___ RECORD EXTRACTS
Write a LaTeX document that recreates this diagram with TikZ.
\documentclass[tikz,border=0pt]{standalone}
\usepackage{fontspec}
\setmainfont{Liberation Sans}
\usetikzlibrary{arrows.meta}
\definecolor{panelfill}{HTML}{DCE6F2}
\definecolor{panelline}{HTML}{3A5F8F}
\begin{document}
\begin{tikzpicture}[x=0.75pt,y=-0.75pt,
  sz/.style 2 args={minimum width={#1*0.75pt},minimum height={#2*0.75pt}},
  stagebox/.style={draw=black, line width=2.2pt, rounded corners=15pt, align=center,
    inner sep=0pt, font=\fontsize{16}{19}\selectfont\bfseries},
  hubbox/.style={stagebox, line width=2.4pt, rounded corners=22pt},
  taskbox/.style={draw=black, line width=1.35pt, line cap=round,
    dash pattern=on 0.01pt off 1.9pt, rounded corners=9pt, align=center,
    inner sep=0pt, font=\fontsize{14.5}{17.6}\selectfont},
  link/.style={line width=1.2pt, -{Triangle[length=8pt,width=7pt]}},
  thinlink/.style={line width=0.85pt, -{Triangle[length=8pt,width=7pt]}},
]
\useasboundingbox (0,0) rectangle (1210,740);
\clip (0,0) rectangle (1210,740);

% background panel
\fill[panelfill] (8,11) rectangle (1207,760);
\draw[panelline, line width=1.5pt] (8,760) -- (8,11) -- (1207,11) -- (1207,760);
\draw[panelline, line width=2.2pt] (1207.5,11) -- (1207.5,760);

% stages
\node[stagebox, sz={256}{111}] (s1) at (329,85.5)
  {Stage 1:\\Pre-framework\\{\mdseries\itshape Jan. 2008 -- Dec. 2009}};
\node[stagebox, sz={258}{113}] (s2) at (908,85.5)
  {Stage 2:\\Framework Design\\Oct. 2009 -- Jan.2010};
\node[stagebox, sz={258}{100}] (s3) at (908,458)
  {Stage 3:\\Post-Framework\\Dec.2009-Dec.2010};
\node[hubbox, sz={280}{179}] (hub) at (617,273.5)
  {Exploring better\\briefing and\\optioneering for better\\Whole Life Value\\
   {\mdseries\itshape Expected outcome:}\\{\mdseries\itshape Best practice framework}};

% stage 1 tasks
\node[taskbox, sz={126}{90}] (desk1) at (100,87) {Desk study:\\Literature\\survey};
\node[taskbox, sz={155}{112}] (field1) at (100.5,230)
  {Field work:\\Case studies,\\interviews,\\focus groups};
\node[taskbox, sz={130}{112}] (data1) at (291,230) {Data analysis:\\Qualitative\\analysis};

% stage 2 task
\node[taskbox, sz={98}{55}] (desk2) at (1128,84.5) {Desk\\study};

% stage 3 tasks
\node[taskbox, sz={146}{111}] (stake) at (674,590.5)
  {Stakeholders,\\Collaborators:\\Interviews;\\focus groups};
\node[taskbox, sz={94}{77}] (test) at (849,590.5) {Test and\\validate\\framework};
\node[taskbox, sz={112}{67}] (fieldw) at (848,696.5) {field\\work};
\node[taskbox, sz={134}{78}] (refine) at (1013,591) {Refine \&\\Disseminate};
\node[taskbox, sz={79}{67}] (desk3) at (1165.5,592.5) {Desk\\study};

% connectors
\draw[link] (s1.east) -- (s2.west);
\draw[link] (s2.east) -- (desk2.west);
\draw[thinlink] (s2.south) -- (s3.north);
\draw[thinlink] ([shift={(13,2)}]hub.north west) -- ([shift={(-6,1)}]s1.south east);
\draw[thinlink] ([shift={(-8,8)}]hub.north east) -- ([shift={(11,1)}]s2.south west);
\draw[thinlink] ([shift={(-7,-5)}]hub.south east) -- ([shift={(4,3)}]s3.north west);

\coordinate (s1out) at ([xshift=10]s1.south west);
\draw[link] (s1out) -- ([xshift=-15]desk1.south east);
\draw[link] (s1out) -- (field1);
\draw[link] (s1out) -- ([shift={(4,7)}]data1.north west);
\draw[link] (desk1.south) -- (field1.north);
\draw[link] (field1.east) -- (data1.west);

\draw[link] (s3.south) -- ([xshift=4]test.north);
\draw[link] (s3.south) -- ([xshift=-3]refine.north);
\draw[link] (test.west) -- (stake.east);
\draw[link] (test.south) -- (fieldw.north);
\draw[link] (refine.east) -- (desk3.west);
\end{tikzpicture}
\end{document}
______
___ RECORD EXTRACTS
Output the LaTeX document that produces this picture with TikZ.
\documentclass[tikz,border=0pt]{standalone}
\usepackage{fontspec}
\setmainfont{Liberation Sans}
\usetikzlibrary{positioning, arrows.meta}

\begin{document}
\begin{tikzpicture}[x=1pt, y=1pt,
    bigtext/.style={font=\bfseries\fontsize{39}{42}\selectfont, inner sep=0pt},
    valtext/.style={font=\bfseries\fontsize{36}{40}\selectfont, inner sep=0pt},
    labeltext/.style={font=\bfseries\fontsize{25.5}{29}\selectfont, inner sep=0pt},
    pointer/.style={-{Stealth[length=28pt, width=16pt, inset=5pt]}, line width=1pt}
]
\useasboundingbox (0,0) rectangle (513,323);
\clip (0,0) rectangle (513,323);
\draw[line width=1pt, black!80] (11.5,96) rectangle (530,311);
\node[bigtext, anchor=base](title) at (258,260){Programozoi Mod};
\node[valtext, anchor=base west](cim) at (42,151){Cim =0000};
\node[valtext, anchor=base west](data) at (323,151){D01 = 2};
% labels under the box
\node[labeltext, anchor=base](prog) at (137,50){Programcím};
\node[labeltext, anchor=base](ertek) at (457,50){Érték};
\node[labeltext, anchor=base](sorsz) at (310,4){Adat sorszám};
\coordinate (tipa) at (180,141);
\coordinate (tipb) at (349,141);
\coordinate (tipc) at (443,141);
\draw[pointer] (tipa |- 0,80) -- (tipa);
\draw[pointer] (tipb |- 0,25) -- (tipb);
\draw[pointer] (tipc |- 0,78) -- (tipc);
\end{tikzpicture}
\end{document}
______
- [REQUIREMENTS] Extract, word for word, the line containing "Write a LaTeX", the line containing "(desk2) at (1128,84.5)", and every line between them.

- [TASK OUTPUT]
Write a LaTeX document that recreates this diagram with TikZ.
\documentclass[tikz,border=0pt]{standalone}
\usepackage{fontspec}
\setmainfont{Liberation Sans}
\usetikzlibrary{arrows.meta}
\definecolor{panelfill}{HTML}{DCE6F2}
\definecolor{panelline}{HTML}{3A5F8F}
\begin{document}
\begin{tikzpicture}[x=0.75pt,y=-0.75pt,
  sz/.style 2 args={minimum width={#1*0.75pt},minimum height={#2*0.75pt}},
  stagebox/.style={draw=black, line width=2.2pt, rounded corners=15pt, align=center,
    inner sep=0pt, font=\fontsize{16}{19}\selectfont\bfseries},
  hubbox/.style={stagebox, line width=2.4pt, rounded corners=22pt},
  taskbox/.style={draw=black, line width=1.35pt, line cap=round,
    dash pattern=on 0.01pt off 1.9pt, rounded corners=9pt, align=center,
    inner sep=0pt, font=\fontsize{14.5}{17.6}\selectfont},
  link/.style={line width=1.2pt, -{Triangle[length=8pt,width=7pt]}},
  thinlink/.style={line width=0.85pt, -{Triangle[length=8pt,width=7pt]}},
]
\useasboundingbox (0,0) rectangle (1210,740);
\clip (0,0) rectangle (1210,740);

% background panel
\fill[panelfill] (8,11) rectangle (1207,760);
\draw[panelline, line width=1.5pt] (8,760) -- (8,11) -- (1207,11) -- (1207,760);
\draw[panelline, line width=2.2pt] (1207.5,11) -- (1207.5,760);

% stages
\node[stagebox, sz={256}{111}] (s1) at (329,85.5)
  {Stage 1:\\Pre-framework\\{\mdseries\itshape Jan. 2008 -- Dec. 2009}};
\node[stagebox, sz={258}{113}] (s2) at (908,85.5)
  {Stage 2:\\Framework Design\\Oct. 2009 -- Jan.2010};
\node[stagebox, sz={258}{100}] (s3) at (908,458)
  {Stage 3:\\Post-Framework\\Dec.2009-Dec.2010};
\node[hubbox, sz={280}{179}] (hub) at (617,273.5)
  {Exploring better\\briefing and\\optioneering for better\\Whole Life Value\\
   {\mdseries\itshape Expected outcome:}\\{\mdseries\itshape Best practice framework}};

% stage 1 tasks
\node[taskbox, sz={126}{90}] (desk1) at (100,87) {Desk study:\\Literature\\survey};
\node[taskbox, sz={155}{112}] (field1) at (100.5,230)
  {Field work:\\Case studies,\\interviews,\\focus groups};
\node[taskbox, sz={130}{112}] (data1) at (291,230) {Data analysis:\\Qualitative\\analysis};

% stage 2 task
\node[taskbox, sz={98}{55}] (desk2) at (1128,84.5) {Desk\\study};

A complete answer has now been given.